Pertanto, la cessazione della materia del contendere non può essere dichiarata qualora sia preventivamente accertata la nullità del ricorso, essendo in tal caso preclusa al giudice la cognizione di ogni altra questione di rito e di merito.
Avverso il decreto presidenziale può essere proposto reclamo ai sensi dell’art. 28 del D.lgs. 546/92. A seguito del procedimento di reclamo, la Commissione può sia confermare, con sentenza, la declaratoria di estinzione e provvedere sulle sole spese del giudizio di reclamo (art. 28 co. 5 del D.lgs. 546/92); sia revocare, con ordinanza, la precedente declaratoria di estinzione, dando i provvedimenti necessari per la prosecuzione del processo. Nel primo caso, mantiene efficacia la liquidazione delle spese per il giudizio precedente estinto. La sentenza dichiarativa dell’estinzione del processo per cessazione della materia del contendere comporta la caducazione di tutte le pronunce emanate nei precedenti gradi di giudizio e non passate in giudicato.
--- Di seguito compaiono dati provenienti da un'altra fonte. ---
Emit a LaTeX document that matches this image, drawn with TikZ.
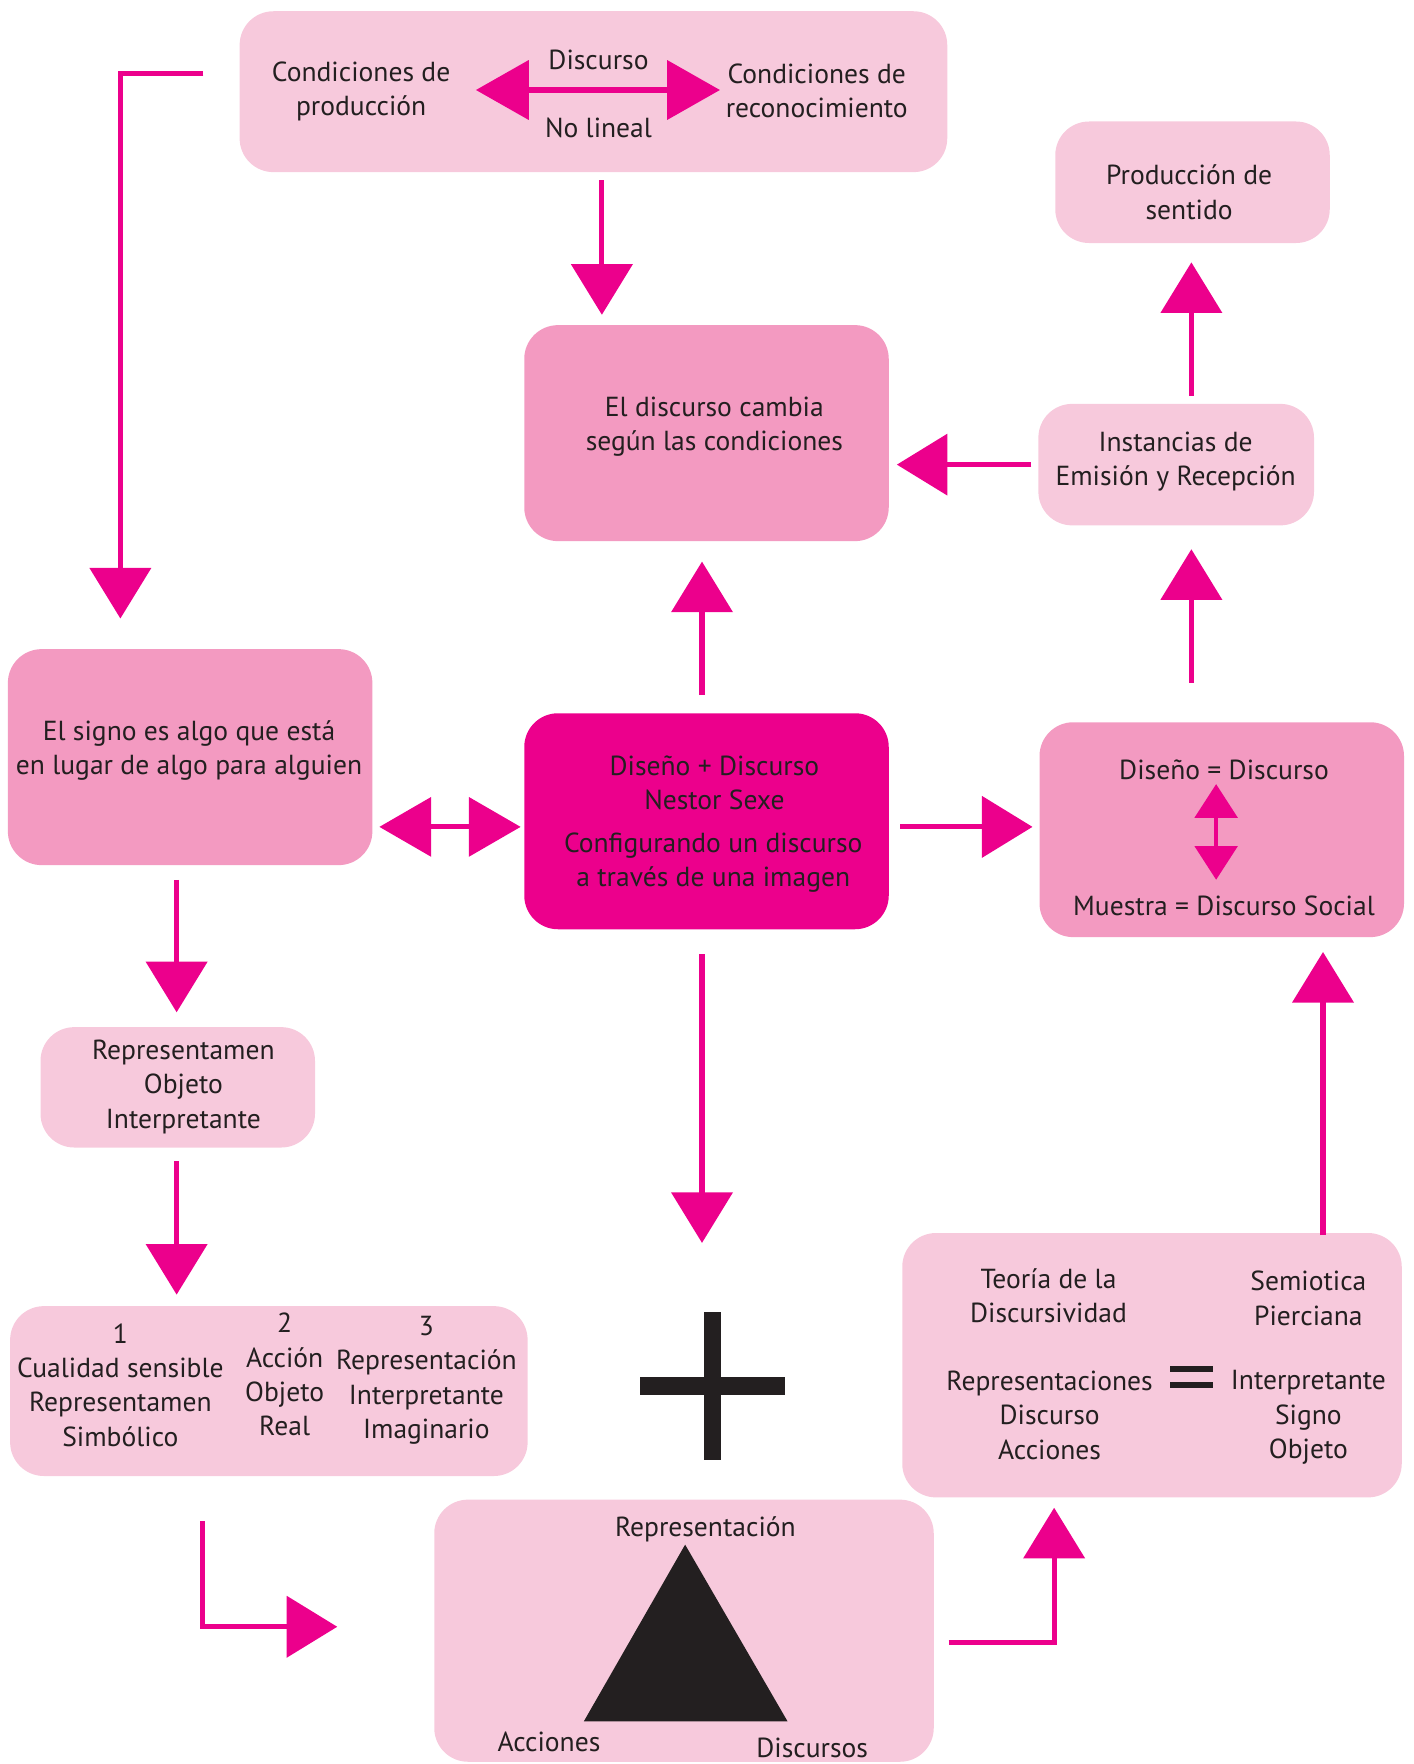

Detta pronuncia, tuttavia, non è idonea ad acquistare efficacia di giudicato sostanziale, se non per la parte in cui accerta il venir meno dell’interesse alla prosecuzione del giudizio (Cass., 23 luglio 2004, sent. n. 13854 e Cass., 15 ottobre 2007, sent. n. 21529).
Un particolare caso di sentenza dichiarativa dell’estinzione del processo per cessazione della materia del contendere concerne l’ipotesi della conciliazione giudiziale.
L’estinzione del giudizio di primo grado determina l’incontestabilità dell’atto impositivo.
Se, invece, l’estinzione è intervenuta nel corso del giudizio di impugnazione, si verifica il passaggio in giudicato della sentenza impugnata (CTC 27 ottobre 2000, sent. n. 6229).
L’estinzione intervenuta nel corso del giudizio di rinvio fa venire meno tutte le pronunce emanate nel corso del processo, ma non l’efficacia dell’atto impositivo, che diventa definitivo (CTC 13 luglio 95, sent n. 2891 e Cass., 8 febbraio 2008, sent. n. 3040).
Resta, in ogni caso, ferma l’efficacia delle parti delle sentenze non impugnate che sono passate in giudicato (ivi compreso il giudicato parziale).